**What you are asked to do**
Reproduce exactly, and nothing else, the lines from the one that contains "Reproduce this chart with D3.js." through the one that contains "80, 90, 100];". Leave the pictures out.

**Data rows**
•••
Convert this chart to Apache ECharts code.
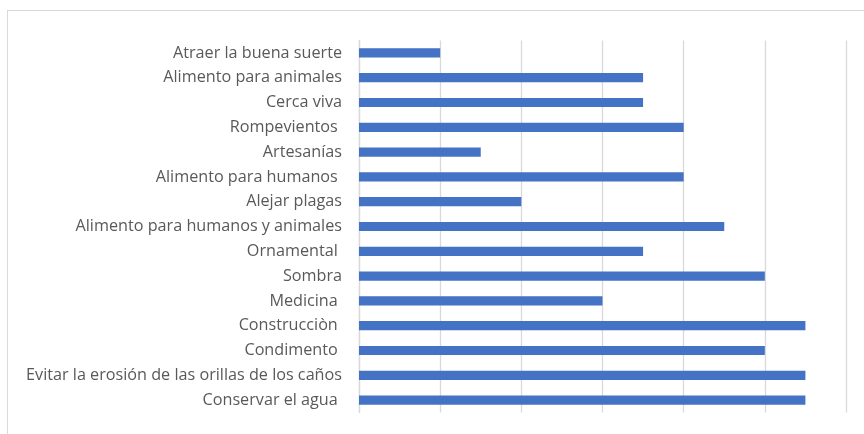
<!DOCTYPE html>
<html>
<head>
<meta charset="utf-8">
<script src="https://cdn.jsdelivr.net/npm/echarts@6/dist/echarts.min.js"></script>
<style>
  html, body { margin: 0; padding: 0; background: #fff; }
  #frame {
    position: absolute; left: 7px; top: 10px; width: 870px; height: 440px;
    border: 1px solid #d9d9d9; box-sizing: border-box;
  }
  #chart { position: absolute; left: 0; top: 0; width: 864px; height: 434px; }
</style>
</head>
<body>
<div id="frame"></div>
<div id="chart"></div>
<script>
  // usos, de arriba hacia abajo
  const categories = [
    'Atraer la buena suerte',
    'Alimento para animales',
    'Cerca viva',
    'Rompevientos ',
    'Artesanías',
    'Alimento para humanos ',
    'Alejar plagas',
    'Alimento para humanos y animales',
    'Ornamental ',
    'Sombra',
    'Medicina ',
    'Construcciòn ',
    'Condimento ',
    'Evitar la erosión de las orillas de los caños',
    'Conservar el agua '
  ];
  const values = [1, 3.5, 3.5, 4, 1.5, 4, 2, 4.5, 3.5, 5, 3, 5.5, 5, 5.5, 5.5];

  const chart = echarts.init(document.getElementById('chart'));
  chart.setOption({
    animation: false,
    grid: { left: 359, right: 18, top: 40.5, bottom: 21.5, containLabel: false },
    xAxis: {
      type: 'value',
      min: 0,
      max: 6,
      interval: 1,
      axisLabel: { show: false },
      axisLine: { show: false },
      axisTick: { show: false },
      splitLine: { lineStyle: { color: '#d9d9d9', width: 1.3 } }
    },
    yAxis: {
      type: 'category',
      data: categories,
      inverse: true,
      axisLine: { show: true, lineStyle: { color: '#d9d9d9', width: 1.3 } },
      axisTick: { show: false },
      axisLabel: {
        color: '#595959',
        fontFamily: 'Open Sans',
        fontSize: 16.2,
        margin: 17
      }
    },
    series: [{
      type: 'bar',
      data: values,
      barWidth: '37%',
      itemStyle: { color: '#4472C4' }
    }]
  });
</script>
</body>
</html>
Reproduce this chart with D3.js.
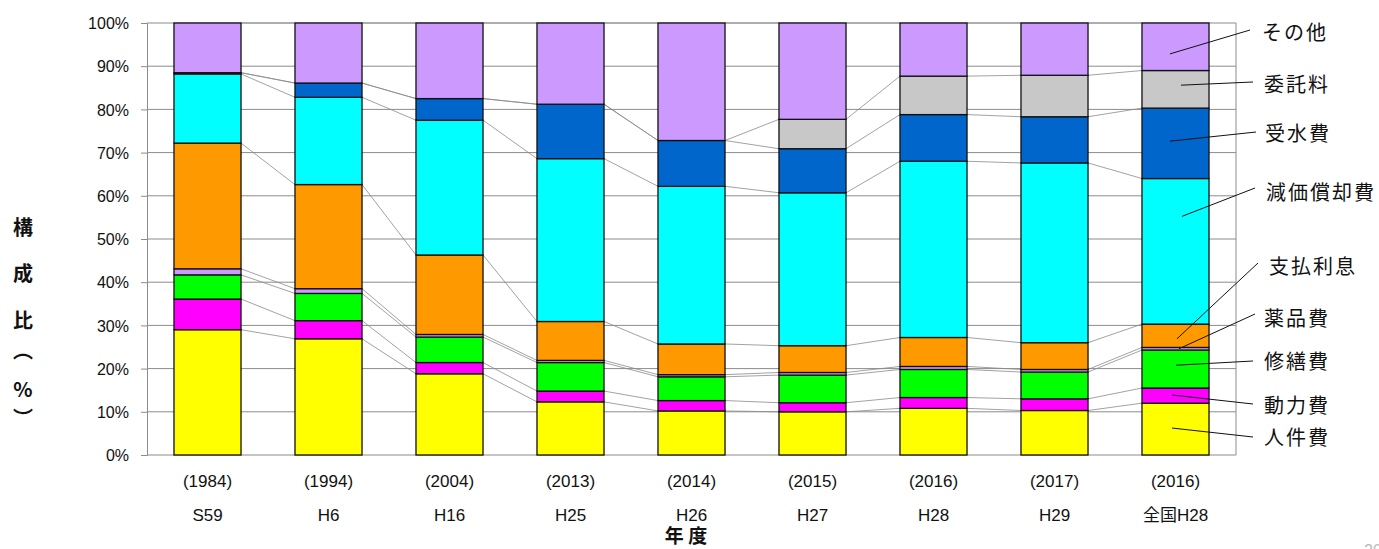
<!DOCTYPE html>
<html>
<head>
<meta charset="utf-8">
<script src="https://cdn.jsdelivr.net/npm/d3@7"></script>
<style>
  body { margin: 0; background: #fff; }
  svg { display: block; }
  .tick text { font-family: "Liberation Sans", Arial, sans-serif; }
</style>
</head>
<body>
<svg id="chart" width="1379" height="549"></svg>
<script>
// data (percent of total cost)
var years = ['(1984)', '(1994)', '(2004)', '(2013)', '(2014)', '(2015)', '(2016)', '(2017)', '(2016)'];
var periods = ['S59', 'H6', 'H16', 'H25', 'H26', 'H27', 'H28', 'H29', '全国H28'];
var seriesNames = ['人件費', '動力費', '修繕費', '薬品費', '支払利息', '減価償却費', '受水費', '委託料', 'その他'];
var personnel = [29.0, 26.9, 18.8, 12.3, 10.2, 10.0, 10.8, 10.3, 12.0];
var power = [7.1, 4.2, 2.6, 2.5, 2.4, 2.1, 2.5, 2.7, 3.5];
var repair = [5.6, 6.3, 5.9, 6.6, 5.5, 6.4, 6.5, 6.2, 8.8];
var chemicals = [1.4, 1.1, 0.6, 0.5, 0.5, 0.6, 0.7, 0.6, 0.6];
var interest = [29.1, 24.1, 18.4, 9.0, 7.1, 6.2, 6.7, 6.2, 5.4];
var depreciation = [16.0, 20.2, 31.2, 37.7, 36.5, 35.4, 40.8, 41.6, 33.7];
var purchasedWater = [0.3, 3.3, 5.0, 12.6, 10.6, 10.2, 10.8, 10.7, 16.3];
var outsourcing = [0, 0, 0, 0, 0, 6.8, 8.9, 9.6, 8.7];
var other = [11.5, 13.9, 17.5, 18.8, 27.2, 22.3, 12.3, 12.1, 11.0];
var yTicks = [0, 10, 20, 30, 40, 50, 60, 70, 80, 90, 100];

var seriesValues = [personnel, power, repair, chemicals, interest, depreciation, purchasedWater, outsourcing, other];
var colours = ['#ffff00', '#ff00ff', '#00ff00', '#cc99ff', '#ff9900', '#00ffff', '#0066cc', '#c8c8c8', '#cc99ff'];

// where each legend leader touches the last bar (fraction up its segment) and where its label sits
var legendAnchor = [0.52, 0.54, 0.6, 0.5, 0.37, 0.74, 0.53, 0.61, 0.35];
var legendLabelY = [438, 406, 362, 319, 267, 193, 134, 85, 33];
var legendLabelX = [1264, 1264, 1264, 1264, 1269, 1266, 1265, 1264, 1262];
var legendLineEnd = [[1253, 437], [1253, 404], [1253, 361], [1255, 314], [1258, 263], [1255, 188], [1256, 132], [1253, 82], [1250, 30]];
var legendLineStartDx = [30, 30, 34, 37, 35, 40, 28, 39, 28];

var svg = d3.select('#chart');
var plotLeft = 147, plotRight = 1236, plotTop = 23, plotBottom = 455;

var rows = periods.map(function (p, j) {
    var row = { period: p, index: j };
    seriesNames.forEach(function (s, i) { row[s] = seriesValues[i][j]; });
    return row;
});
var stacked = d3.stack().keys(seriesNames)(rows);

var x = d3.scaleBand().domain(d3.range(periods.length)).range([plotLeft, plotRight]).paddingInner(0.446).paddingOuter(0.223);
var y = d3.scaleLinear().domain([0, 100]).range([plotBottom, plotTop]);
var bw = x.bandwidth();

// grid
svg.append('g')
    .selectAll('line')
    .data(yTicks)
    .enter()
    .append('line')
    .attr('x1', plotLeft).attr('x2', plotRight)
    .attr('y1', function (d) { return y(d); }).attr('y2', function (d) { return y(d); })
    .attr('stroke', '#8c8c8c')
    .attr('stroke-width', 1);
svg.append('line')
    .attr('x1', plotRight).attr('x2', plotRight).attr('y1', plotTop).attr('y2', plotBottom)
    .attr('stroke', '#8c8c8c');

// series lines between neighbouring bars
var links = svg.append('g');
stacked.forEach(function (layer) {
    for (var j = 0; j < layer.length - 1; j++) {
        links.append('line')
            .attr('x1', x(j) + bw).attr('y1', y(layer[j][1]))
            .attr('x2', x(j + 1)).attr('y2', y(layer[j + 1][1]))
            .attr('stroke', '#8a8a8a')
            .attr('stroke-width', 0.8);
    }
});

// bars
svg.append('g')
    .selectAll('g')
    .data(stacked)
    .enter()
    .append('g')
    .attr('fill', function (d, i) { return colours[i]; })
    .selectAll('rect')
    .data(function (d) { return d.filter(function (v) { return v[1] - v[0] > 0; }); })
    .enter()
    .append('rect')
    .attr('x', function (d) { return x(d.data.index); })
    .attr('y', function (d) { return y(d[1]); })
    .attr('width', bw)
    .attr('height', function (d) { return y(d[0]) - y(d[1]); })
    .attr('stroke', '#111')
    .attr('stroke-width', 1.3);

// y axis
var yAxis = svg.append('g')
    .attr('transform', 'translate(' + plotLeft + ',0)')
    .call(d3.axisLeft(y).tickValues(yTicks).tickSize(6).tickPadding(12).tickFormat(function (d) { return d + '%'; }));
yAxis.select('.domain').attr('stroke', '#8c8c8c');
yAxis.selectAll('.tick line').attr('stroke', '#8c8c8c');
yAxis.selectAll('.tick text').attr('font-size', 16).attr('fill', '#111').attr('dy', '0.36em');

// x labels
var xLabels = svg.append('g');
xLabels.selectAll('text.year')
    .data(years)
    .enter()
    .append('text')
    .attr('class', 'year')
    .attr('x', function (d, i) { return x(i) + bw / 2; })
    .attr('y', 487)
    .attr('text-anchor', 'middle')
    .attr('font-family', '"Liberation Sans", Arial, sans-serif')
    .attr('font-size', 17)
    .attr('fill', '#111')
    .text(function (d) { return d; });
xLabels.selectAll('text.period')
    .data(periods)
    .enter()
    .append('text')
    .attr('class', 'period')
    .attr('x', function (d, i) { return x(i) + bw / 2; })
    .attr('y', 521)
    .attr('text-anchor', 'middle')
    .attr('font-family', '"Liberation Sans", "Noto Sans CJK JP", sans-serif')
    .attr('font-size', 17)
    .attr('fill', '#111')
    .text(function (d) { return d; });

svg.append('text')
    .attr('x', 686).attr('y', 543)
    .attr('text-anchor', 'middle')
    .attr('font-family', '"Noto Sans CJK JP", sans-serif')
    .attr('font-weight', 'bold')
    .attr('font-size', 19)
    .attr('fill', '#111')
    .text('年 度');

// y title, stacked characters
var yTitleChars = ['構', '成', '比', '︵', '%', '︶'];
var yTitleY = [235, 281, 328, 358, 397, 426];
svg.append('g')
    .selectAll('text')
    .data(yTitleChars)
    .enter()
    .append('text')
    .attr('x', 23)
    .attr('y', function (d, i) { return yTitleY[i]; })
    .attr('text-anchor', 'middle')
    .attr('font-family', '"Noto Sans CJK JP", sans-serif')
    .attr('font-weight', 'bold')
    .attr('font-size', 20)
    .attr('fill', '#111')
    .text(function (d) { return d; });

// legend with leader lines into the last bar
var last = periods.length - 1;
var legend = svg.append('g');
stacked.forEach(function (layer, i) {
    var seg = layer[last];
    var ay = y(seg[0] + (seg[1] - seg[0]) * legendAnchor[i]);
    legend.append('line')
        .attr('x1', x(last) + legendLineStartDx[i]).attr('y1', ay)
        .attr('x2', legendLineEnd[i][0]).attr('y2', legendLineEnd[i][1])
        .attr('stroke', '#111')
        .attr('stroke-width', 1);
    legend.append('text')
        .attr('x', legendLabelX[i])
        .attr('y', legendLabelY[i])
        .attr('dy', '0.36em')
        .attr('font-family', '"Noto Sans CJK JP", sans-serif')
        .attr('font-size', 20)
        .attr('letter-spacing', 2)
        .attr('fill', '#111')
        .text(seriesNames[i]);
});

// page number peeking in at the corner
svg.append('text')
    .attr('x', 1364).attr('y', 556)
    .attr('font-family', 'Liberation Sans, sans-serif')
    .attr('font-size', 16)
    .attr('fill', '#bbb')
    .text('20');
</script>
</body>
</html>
•••
**Problem solution**
Reproduce this chart with D3.js.
<!DOCTYPE html>
<html>
<head>
<meta charset="utf-8">
<script src="https://cdn.jsdelivr.net/npm/d3@7"></script>
<style>
  body { margin: 0; background: #fff; }
  svg { display: block; }
  .tick text { font-family: "Liberation Sans", Arial, sans-serif; }
</style>
</head>
<body>
<svg id="chart" width="1379" height="549"></svg>
<script>
// data (percent of total cost)
var years = ['(1984)', '(1994)', '(2004)', '(2013)', '(2014)', '(2015)', '(2016)', '(2017)', '(2016)'];
var periods = ['S59', 'H6', 'H16', 'H25', 'H26', 'H27', 'H28', 'H29', '全国H28'];
var seriesNames = ['人件費', '動力費', '修繕費', '薬品費', '支払利息', '減価償却費', '受水費', '委託料', 'その他'];
var personnel = [29.0, 26.9, 18.8, 12.3, 10.2, 10.0, 10.8, 10.3, 12.0];
var power = [7.1, 4.2, 2.6, 2.5, 2.4, 2.1, 2.5, 2.7, 3.5];
var repair = [5.6, 6.3, 5.9, 6.6, 5.5, 6.4, 6.5, 6.2, 8.8];
var chemicals = [1.4, 1.1, 0.6, 0.5, 0.5, 0.6, 0.7, 0.6, 0.6];
var interest = [29.1, 24.1, 18.4, 9.0, 7.1, 6.2, 6.7, 6.2, 5.4];
var depreciation = [16.0, 20.2, 31.2, 37.7, 36.5, 35.4, 40.8, 41.6, 33.7];
var purchasedWater = [0.3, 3.3, 5.0, 12.6, 10.6, 10.2, 10.8, 10.7, 16.3];
var outsourcing = [0, 0, 0, 0, 0, 6.8, 8.9, 9.6, 8.7];
var other = [11.5, 13.9, 17.5, 18.8, 27.2, 22.3, 12.3, 12.1, 11.0];
var yTicks = [0, 10, 20, 30, 40, 50, 60, 70, 80, 90, 100];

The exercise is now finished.